Sabía que estaba atrapado en el mundo de las drogas, que vendía todo lo que su mamá conseguía comprar...
Luego desapareció. Sabía que estaba atrapado en el mundo de las drogas, que vendía todo lo que su mamá conseguía comprar, licuadora, mesa, sillas.
En la cárcel lo vi en un pasillo vestido de mujer, barriendo el corredor. Bajó la cabeza. No hablamos. Cuando salió, venía a verme, no entraba. Se quedaba en la vereda, siempre buscaba unos centavos. No me tenga miedo, me decía.
Hoy su lugar es el cementerio, pobre en medio de otros pobres, convirtiéndose en polvo de la tierra que lo acogió y ojalá en alguna flor.
Hortensia, llamaba la atención en la iglesia, sentada erguida desde sus 10 años, su rostro oscuro y su cabello revuelto, intervenía comentando algún pasaje bíblico. Pedía leer los textos sagrados y lo hacía mejor que los mayores. Dos años después la iban a expulsar de la escuela por vender droga que alguien escondía en los bloques del muro exterior. Conversamos con la directora y sus maestros. Le prestaron más atención. En el aniversario del centro educativo ella dio el discurso de agradecimiento. Las autoridades invitadas quedaron deslumbradas. Tiene un futuro brillante decía un dirigente del gremio de maestros.
Hoy Hortensia nos abandonó. Entre el sida y la droga, convertida en mamá deambulaba de una casa a otra. De pequeña, en medio de una familia disfuncional, padre abusivo, y nadie que fuera realmente su referente creció entre la calle, los golpes, caricias lascivas. Su no presencia, se hace presencia que interpela, por todo lo que hubiera podido ser y no fue.
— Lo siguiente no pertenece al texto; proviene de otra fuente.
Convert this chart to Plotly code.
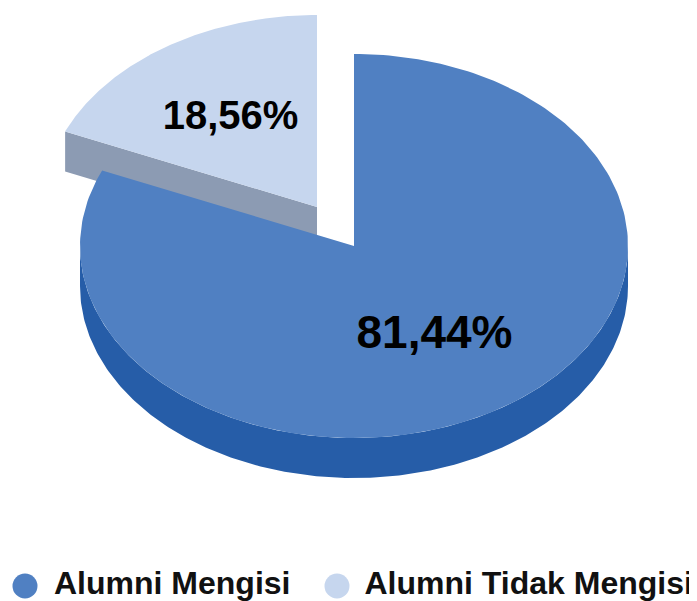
import numpy as np
import plotly.graph_objects as go

categories = ["Alumni Mengisi", "Alumni Tidak Mengisi"]
values = [81.44, 18.56]
labels = ["81,44%", "18,56%"]
top_colors = ["#5080C2", "#C6D6EE"]
side_colors = ["#265DA8", "#8C9BB3"]

W, H = 697, 601
PAGE = 8  # page margin around the figure
rx, ry, depth = 274, 192, 40
cx, cy = 354, 246
ex_dx, ex_dy = -37, -39


def ang(p):
    return p / 100 * 2 * np.pi


def rim(a0, a1, ox, oy, n=240):
    t = np.linspace(a0, a1, n)
    return ox + rx * np.sin(t), oy - ry * np.cos(t)


fig = go.Figure()
a_split = ang(values[0])

# exploded slice wall (behind the main slice)
x2, y2 = rim(a_split, 2 * np.pi, cx + ex_dx, cy + ex_dy)
ox, oy = cx + ex_dx, cy + ex_dy
wx = [x2[0], ox, ox, x2[0], x2[0]]
wy = [y2[0], oy, oy + depth, y2[0] + depth, y2[0]]
fig.add_trace(go.Scatter(x=wx, y=wy, mode="lines", fill="toself", fillcolor=side_colors[1],
                         line=dict(width=0), showlegend=False, hoverinfo="skip"))
fig.add_trace(go.Scatter(x=[ox, *x2, ox], y=[oy, *y2, oy], mode="lines", fill="toself",
                         fillcolor=top_colors[1], line=dict(width=0), showlegend=False, hoverinfo="skip"))

# main slice: side band then top
a_lo = np.pi / 2
a_hi = 3 * np.pi / 2
bx, by = rim(a_lo, a_hi, cx, cy)
bx2, by2 = rim(a_lo, a_hi, cx, cy + depth)
fig.add_trace(go.Scatter(x=[*bx, *bx2[::-1], bx[0]], y=[*by, *by2[::-1], by[0]], mode="lines",
                         fill="toself", fillcolor=side_colors[0], line=dict(width=0),
                         showlegend=False, hoverinfo="skip"))
x1, y1 = rim(0, a_split, cx, cy)
fig.add_trace(go.Scatter(x=[cx, *x1, cx], y=[cy, *y1, cy], mode="lines", fill="toself",
                         fillcolor=top_colors[0], line=dict(width=0), showlegend=False, hoverinfo="skip"))

# value labels
fig.add_trace(go.Scatter(x=[434.5], y=[336], mode="text", text=[f"<b>{labels[0]}</b>"],
                         textfont=dict(family="Liberation Sans", size=46, color="#000000"),
                         textposition="middle center", showlegend=False, hoverinfo="skip"))
fig.add_trace(go.Scatter(x=[230.5], y=[119], mode="text", text=[f"<b>{labels[1]}</b>"],
                         textfont=dict(family="Liberation Sans", size=40, color="#000000"),
                         textposition="middle center", showlegend=False, hoverinfo="skip"))

# legend
fig.add_trace(go.Scatter(x=[25, 337], y=[586, 586], mode="markers",
                         marker=dict(size=25, color=top_colors, line=dict(width=0)),
                         showlegend=False, hoverinfo="skip"))
fig.add_trace(go.Scatter(x=[54, 364.5], y=[585.5, 585.5], mode="text",
                         text=[f"<b>{c}</b>" for c in categories], textposition="middle right",
                         textfont=dict(family="Liberation Sans", size=32, color="#111111"),
                         showlegend=False, hoverinfo="skip"))

fig.update_layout(
    width=W - PAGE, height=H - PAGE, margin=dict(l=0, r=0, t=0, b=0),
    paper_bgcolor="white", plot_bgcolor="white",
    xaxis=dict(range=[PAGE, W], visible=False, fixedrange=True),
    yaxis=dict(range=[H, PAGE], visible=False, fixedrange=True),
)
fig.write_html("out.html", config={"displayModeBar": False})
Como Mario desde la pequeñez de su grandeza, el pozo sin fondo de su mirada perdida al final de sus juveniles años.
¿En qué fallamos como sociedad para que miles de Hortensias y Marios sigan alimentando las tropas de ejércitos desquiciados que consideran el tráfico de drogas una empresa, y las vidas humanas solo un eslabón que alimentan sus ansias de dinero que le da un poder que conduce a la cárcel o al cementerio? (O)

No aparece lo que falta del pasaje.